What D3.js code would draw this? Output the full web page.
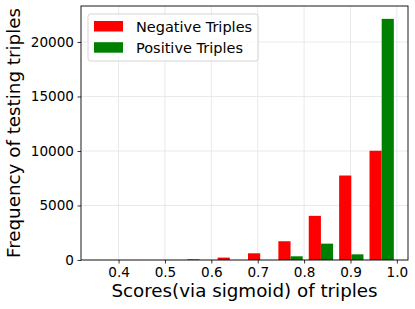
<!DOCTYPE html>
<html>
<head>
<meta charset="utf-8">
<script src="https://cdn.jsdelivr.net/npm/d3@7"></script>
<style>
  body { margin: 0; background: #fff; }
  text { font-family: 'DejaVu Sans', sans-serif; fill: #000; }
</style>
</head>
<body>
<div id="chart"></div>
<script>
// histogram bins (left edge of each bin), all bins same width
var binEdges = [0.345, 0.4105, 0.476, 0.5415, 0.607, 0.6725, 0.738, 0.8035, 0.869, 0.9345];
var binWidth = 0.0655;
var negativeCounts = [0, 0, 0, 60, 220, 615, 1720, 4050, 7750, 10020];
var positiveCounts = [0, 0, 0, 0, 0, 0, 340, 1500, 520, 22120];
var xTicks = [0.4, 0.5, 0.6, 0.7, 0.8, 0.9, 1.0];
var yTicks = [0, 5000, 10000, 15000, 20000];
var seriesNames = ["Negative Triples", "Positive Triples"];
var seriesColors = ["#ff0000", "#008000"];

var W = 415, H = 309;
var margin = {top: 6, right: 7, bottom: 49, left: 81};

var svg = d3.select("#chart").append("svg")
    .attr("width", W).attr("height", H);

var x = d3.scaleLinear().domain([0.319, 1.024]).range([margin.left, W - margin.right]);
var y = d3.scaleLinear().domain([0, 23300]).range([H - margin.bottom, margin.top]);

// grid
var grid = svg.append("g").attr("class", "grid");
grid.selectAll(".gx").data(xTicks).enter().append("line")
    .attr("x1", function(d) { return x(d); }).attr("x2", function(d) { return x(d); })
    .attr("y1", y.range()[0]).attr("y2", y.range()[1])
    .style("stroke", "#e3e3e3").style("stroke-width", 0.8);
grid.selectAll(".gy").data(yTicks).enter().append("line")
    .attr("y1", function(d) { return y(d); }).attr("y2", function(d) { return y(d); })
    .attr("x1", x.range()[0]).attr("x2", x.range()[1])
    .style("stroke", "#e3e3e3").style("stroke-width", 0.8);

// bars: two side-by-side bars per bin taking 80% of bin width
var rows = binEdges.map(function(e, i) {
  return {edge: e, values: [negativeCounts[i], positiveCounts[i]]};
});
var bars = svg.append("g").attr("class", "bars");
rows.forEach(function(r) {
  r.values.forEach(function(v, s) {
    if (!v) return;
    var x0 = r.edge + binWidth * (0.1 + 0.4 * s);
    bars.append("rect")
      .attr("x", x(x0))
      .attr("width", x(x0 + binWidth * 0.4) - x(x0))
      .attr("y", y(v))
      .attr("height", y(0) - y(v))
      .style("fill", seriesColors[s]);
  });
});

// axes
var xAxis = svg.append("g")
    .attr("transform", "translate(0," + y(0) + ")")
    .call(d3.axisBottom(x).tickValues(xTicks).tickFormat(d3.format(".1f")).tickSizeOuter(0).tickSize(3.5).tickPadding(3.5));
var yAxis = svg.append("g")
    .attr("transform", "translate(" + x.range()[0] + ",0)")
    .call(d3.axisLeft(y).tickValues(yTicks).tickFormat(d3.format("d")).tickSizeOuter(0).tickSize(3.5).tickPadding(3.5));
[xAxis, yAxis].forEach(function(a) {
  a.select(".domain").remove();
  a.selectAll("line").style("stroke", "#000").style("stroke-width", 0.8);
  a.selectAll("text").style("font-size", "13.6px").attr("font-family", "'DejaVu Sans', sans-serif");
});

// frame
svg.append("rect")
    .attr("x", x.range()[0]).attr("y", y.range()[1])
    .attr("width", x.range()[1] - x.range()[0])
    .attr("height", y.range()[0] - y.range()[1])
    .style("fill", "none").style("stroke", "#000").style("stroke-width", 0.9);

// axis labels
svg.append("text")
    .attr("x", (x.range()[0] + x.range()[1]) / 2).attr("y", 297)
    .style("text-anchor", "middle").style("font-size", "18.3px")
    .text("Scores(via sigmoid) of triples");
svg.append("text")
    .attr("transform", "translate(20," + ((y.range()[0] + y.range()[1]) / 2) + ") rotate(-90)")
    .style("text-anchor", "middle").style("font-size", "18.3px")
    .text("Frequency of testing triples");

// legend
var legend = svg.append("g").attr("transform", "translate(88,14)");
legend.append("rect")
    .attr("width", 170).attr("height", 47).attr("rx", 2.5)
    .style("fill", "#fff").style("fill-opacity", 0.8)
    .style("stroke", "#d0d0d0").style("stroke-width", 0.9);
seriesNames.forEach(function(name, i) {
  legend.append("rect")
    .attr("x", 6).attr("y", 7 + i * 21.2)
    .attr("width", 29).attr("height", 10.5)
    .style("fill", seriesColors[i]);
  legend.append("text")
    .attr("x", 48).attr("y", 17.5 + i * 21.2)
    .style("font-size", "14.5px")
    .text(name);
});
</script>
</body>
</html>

» Aim of the exercise
Set down the material exactly, every line of it, except for the pictures.

» Correct answer
What D3.js code would draw this? Output the full web page.
<!DOCTYPE html>
<html>
<head>
<meta charset="utf-8">
<script src="https://cdn.jsdelivr.net/npm/d3@7"></script>
<style>
  body { margin: 0; background: #fff; }
  text { font-family: 'DejaVu Sans', sans-serif; fill: #000; }
</style>
</head>
<body>
<div id="chart"></div>
<script>
// histogram bins (left edge of each bin), all bins same width
var binEdges = [0.345, 0.4105, 0.476, 0.5415, 0.607, 0.6725, 0.738, 0.8035, 0.869, 0.9345];
var binWidth = 0.0655;
var negativeCounts = [0, 0, 0, 60, 220, 615, 1720, 4050, 7750, 10020];
var positiveCounts = [0, 0, 0, 0, 0, 0, 340, 1500, 520, 22120];
var xTicks = [0.4, 0.5, 0.6, 0.7, 0.8, 0.9, 1.0];
var yTicks = [0, 5000, 10000, 15000, 20000];
var seriesNames = ["Negative Triples", "Positive Triples"];
var seriesColors = ["#ff0000", "#008000"];

var W = 415, H = 309;
var margin = {top: 6, right: 7, bottom: 49, left: 81};

var svg = d3.select("#chart").append("svg")
    .attr("width", W).attr("height", H);

var x = d3.scaleLinear().domain([0.319, 1.024]).range([margin.left, W - margin.right]);
var y = d3.scaleLinear().domain([0, 23300]).range([H - margin.bottom, margin.top]);

// grid
var grid = svg.append("g").attr("class", "grid");
grid.selectAll(".gx").data(xTicks).enter().append("line")
    .attr("x1", function(d) { return x(d); }).attr("x2", function(d) { return x(d); })
    .attr("y1", y.range()[0]).attr("y2", y.range()[1])
    .style("stroke", "#e3e3e3").style("stroke-width", 0.8);
grid.selectAll(".gy").data(yTicks).enter().append("line")
    .attr("y1", function(d) { return y(d); }).attr("y2", function(d) { return y(d); })
    .attr("x1", x.range()[0]).attr("x2", x.range()[1])
    .style("stroke", "#e3e3e3").style("stroke-width", 0.8);

// bars: two side-by-side bars per bin taking 80% of bin width
var rows = binEdges.map(function(e, i) {
  return {edge: e, values: [negativeCounts[i], positiveCounts[i]]};
});
var bars = svg.append("g").attr("class", "bars");
rows.forEach(function(r) {
  r.values.forEach(function(v, s) {
    if (!v) return;
    var x0 = r.edge + binWidth * (0.1 + 0.4 * s);
    bars.append("rect")
      .attr("x", x(x0))
      .attr("width", x(x0 + binWidth * 0.4) - x(x0))
      .attr("y", y(v))
      .attr("height", y(0) - y(v))
      .style("fill", seriesColors[s]);
  });
});

// axes
var xAxis = svg.append("g")
    .attr("transform", "translate(0," + y(0) + ")")
    .call(d3.axisBottom(x).tickValues(xTicks).tickFormat(d3.format(".1f")).tickSizeOuter(0).tickSize(3.5).tickPadding(3.5));
var yAxis = svg.append("g")
    .attr("transform", "translate(" + x.range()[0] + ",0)")
    .call(d3.axisLeft(y).tickValues(yTicks).tickFormat(d3.format("d")).tickSizeOuter(0).tickSize(3.5).tickPadding(3.5));
[xAxis, yAxis].forEach(function(a) {
  a.select(".domain").remove();
  a.selectAll("line").style("stroke", "#000").style("stroke-width", 0.8);
  a.selectAll("text").style("font-size", "13.6px").attr("font-family", "'DejaVu Sans', sans-serif");
});

// frame
svg.append("rect")
    .attr("x", x.range()[0]).attr("y", y.range()[1])
    .attr("width", x.range()[1] - x.range()[0])
    .attr("height", y.range()[0] - y.range()[1])
    .style("fill", "none").style("stroke", "#000").style("stroke-width", 0.9);

// axis labels
svg.append("text")
    .attr("x", (x.range()[0] + x.range()[1]) / 2).attr("y", 297)
    .style("text-anchor", "middle").style("font-size", "18.3px")
    .text("Scores(via sigmoid) of triples");
svg.append("text")
    .attr("transform", "translate(20," + ((y.range()[0] + y.range()[1]) / 2) + ") rotate(-90)")
    .style("text-anchor", "middle").style("font-size", "18.3px")
    .text("Frequency of testing triples");

// legend
var legend = svg.append("g").attr("transform", "translate(88,14)");
legend.append("rect")
    .attr("width", 170).attr("height", 47).attr("rx", 2.5)
    .style("fill", "#fff").style("fill-opacity", 0.8)
    .style("stroke", "#d0d0d0").style("stroke-width", 0.9);
seriesNames.forEach(function(name, i) {
  legend.append("rect")
    .attr("x", 6).attr("y", 7 + i * 21.2)
    .attr("width", 29).attr("height", 10.5)
    .style("fill", seriesColors[i]);
  legend.append("text")
    .attr("x", 48).attr("y", 17.5 + i * 21.2)
    .style("font-size", "14.5px")
    .text(name);
});
</script>
</body>
</html>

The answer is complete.